Proper Way of Integrating Fresnel

I have become quite used to CRYENGINE, and it shaders, while very limited, are high quality and intuitive. I understand that in Unreal I have the power to do much more, but I am having trouble figuring out how to combine things to achieve the quality of CRYENGINE’s shaders, and remain within the physically correct bounds of PBR.

Firstly, what is the proper and physically correct way of combining fresnel into a material? Currently, I am adding fresnel to the base color texture and using it to lower the roughness (to increase the reflection). I question whether this is correct because the fresnel looks a bit odd at times.

Any insight is appreciated, thank you.

As far as reflections go, by default all of the reflections are screen space reflections which have a natural fresnel effect because it only reflects things that are visible in the rendered image, so if there’s something behind the camera then that won’t show up in those reflections–that creates a similar effect to fresnel where you don’t get much reflection on surfaces facing towards the camera. To get full reflections you need to setup reflection probes in your map. Perhaps the screen space reflections are what’s making the fresnel seem off in your materials.

Thanks for the reply. So, if I understand correctly, using the fresnel node is actually not necessary? Is it safe to say that, for basic PBR compliant materials, all you need is to supply a base color, roughness map, normal map, and whether it is metal or not?

Also, since my test map is just a gray sphere, instead of reflection probes I have an ambient cubemap applied via post processing.
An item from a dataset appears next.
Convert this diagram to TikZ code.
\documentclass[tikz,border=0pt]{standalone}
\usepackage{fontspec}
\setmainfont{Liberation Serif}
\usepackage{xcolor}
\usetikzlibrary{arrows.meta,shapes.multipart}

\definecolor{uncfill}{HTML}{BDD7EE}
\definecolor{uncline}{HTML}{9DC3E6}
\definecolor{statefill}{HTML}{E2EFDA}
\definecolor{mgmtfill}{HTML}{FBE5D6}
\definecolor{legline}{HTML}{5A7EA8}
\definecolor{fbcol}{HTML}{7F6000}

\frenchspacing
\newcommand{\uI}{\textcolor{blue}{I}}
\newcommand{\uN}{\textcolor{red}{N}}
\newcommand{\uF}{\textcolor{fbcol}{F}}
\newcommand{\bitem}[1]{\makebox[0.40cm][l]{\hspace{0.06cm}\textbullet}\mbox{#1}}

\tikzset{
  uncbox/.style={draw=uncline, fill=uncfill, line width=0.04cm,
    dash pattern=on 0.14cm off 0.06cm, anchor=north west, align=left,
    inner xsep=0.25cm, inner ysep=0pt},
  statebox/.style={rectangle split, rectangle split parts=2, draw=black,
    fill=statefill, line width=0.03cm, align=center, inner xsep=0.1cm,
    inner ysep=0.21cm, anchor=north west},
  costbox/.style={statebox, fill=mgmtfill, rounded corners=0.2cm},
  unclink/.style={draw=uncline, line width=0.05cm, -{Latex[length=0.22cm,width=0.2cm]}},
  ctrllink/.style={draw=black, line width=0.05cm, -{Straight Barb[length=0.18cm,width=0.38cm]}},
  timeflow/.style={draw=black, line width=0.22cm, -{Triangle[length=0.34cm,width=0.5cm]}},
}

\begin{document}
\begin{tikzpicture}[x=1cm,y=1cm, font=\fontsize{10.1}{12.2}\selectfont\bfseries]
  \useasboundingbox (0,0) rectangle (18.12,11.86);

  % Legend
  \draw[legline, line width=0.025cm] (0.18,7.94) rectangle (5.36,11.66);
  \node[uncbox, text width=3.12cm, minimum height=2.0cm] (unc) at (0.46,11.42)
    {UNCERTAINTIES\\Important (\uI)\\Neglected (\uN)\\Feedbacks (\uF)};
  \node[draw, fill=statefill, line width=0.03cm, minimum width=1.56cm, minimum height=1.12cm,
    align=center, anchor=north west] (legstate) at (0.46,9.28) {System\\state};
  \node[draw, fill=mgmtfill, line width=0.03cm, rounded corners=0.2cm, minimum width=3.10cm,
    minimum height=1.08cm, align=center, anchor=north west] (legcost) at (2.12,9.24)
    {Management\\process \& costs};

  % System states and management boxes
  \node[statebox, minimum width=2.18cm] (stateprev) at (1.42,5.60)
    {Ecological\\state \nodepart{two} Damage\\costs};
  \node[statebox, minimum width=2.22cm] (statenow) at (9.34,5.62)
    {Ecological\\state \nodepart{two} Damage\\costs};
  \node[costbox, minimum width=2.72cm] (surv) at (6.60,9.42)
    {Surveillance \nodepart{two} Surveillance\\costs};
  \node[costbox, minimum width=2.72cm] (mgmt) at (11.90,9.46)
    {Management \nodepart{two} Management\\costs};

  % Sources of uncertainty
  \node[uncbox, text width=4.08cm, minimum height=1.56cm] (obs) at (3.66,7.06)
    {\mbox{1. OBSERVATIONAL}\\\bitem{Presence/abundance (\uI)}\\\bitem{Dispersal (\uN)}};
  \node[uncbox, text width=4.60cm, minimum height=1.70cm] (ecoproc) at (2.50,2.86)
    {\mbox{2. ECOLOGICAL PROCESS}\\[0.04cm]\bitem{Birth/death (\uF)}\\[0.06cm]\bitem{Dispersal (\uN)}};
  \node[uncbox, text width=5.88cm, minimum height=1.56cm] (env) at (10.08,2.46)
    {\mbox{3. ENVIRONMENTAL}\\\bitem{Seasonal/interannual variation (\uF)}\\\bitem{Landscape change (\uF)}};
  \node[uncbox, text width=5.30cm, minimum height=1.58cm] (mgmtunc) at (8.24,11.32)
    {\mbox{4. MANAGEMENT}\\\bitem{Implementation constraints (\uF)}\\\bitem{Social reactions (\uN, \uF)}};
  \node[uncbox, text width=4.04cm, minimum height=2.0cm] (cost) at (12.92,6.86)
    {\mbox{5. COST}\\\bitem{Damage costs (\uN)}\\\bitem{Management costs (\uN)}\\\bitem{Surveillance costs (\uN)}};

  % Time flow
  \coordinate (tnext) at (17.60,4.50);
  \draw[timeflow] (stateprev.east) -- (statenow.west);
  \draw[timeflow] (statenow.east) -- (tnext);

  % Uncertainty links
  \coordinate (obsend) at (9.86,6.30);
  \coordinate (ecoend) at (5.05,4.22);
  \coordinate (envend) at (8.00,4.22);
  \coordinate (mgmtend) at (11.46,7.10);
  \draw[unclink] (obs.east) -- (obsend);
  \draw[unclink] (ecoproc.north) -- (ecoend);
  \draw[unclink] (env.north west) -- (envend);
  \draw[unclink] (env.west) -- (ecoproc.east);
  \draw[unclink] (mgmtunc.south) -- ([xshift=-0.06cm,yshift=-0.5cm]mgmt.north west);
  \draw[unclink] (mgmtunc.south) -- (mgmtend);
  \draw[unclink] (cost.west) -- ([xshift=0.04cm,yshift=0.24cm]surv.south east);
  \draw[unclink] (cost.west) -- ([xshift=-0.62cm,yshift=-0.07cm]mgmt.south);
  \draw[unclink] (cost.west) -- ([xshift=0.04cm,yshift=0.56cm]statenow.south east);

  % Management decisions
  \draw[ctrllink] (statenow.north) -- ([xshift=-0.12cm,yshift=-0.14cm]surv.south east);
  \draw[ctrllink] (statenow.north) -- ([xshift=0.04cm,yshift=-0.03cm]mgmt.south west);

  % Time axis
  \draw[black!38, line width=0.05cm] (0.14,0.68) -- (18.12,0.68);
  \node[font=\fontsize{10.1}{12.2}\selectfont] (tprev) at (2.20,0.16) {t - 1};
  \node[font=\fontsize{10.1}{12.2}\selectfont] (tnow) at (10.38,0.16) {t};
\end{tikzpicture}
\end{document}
Would it be better to ditch the ambient cubemap and build a simple hallway so probes can have something to reflect?

Thanks again.

Yup, as you say, Base Colour, Roughness, Normal and the Metallic will get you PBR. And a reflection probe goes a long way to making it look right especially the more metallic you get :slight_smile:

You don’t really need to unless you need to have control over the reflections more, like if you are using a cubemap reflection and want to have fresnel reflections with it.
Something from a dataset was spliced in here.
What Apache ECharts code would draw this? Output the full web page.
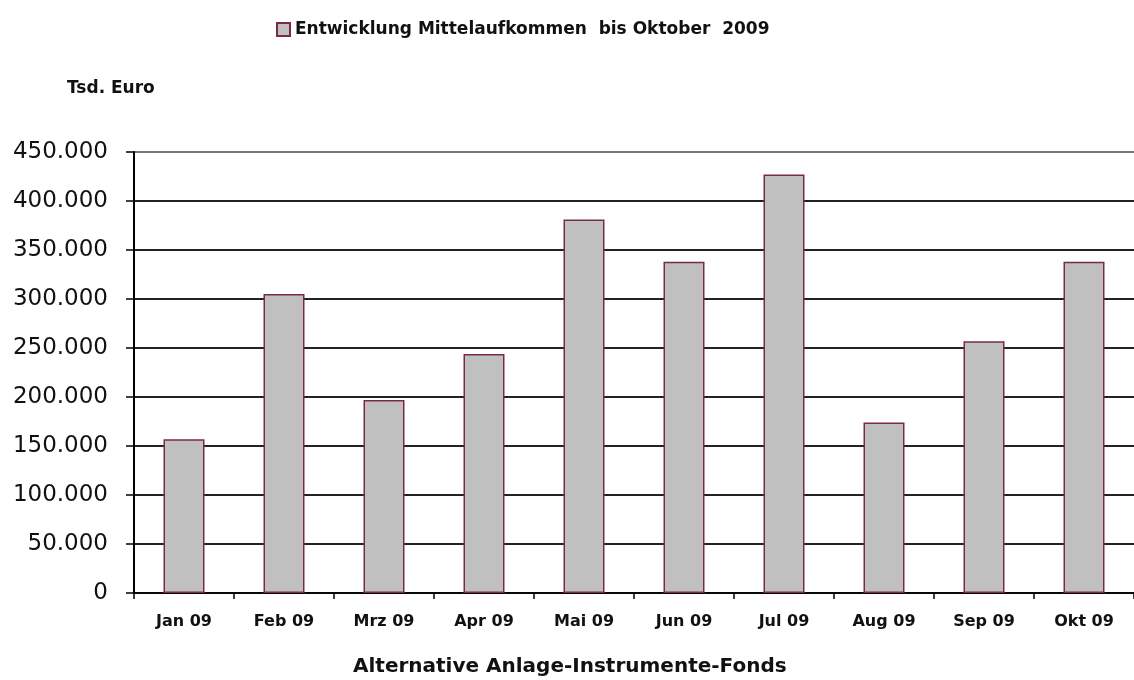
<!DOCTYPE html>
<html>
<head>
<meta charset="utf-8">
<script src="https://cdn.jsdelivr.net/npm/echarts@6/dist/echarts.min.js"></script>
<style>html,body{margin:0;padding:0;background:#fff}#c{width:1134px;height:680px}</style>
</head>
<body>
<div id="c"></div>
<script>
const categories = ['Jan 09','Feb 09','Mrz 09','Apr 09','Mai 09','Jun 09','Jul 09','Aug 09','Sep 09','Okt 09'];
const values = [157000, 305000, 197000, 244000, 381000, 338000, 427000, 174000, 257000, 338000];
const seriesName = 'Entwicklung Mittelaufkommen  bis Oktober  2009';
const yUnit = 'Tsd. Euro';
const xTitle = 'Alternative Anlage-Instrumente-Fonds';

function fmt(v){ return String(v).replace(/\B(?=(\d{3})+(?!\d))/g, '.'); }

const chart = echarts.init(document.getElementById('c'));
const splitColors = [];
for (let i = 0; i < 9; i++) splitColors.push('#222');
splitColors.push('#777');

chart.setOption({
  animation: false,
  textStyle: { fontFamily: 'DejaVu Sans' },
  legend: {
    left: 271, top: 16,
    itemWidth: 13, itemHeight: 13,
    icon: 'rect',
    textStyle: { fontSize: 17, fontWeight: 'bold', color: '#111', fontFamily: 'DejaVu Sans' },
    data: [seriesName]
  },
  grid: { left: 134, right: 0, top: 152, bottom: 87, containLabel: false },
  xAxis: {
    type: 'category',
    data: categories,
    axisLine: { lineStyle: { color: '#000', width: 1.5 } },
    axisTick: { show: true, length: 6, lineStyle: { color: '#000', width: 1.5 } },
    axisLabel: { fontSize: 16, fontWeight: 'bold', color: '#111', margin: 21, fontFamily: 'DejaVu Sans' }
  },
  yAxis: {
    type: 'value', min: 0, max: 450000, interval: 50000,
    axisLine: { show: true, lineStyle: { color: '#000', width: 2 } },
    axisTick: { show: true, length: 8, lineStyle: { color: '#000', width: 1.5 } },
    axisLabel: { fontSize: 23, color: '#111', margin: 26, formatter: fmt, fontFamily: 'DejaVu Sans' },
    splitLine: { show: true, lineStyle: { color: splitColors, width: 2 } }
  },
  graphic: [
    { type: 'text', left: 67, top: 80, style: { text: yUnit, font: 'bold 17px "DejaVu Sans"', fill: '#111' } },
    { type: 'text', left: 353, top: 657, style: { text: xTitle, font: 'bold 20px "DejaVu Sans"', fill: '#111' } }
  ],
  series: [{
    name: seriesName,
    type: 'bar',
    data: values,
    barWidth: 41,
    itemStyle: { color: '#c0c0c0', borderColor: '#7b2a40', borderWidth: 1.5 }
  }]
});
</script>
</body>
</html>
Thanks for the replies. It makes much more sense now–I also found this in a blog post by Epic:

Just here to confirm - the default lighting model has built-in Fresnel, in fact you can’t turn it off =) The angle-dependence of Screen space reflections is something else - that’s just a limitation of the technique.

If you want to see where this is done locate brdf.usf and have a look at where PHYSICAL_SPEC_F is used.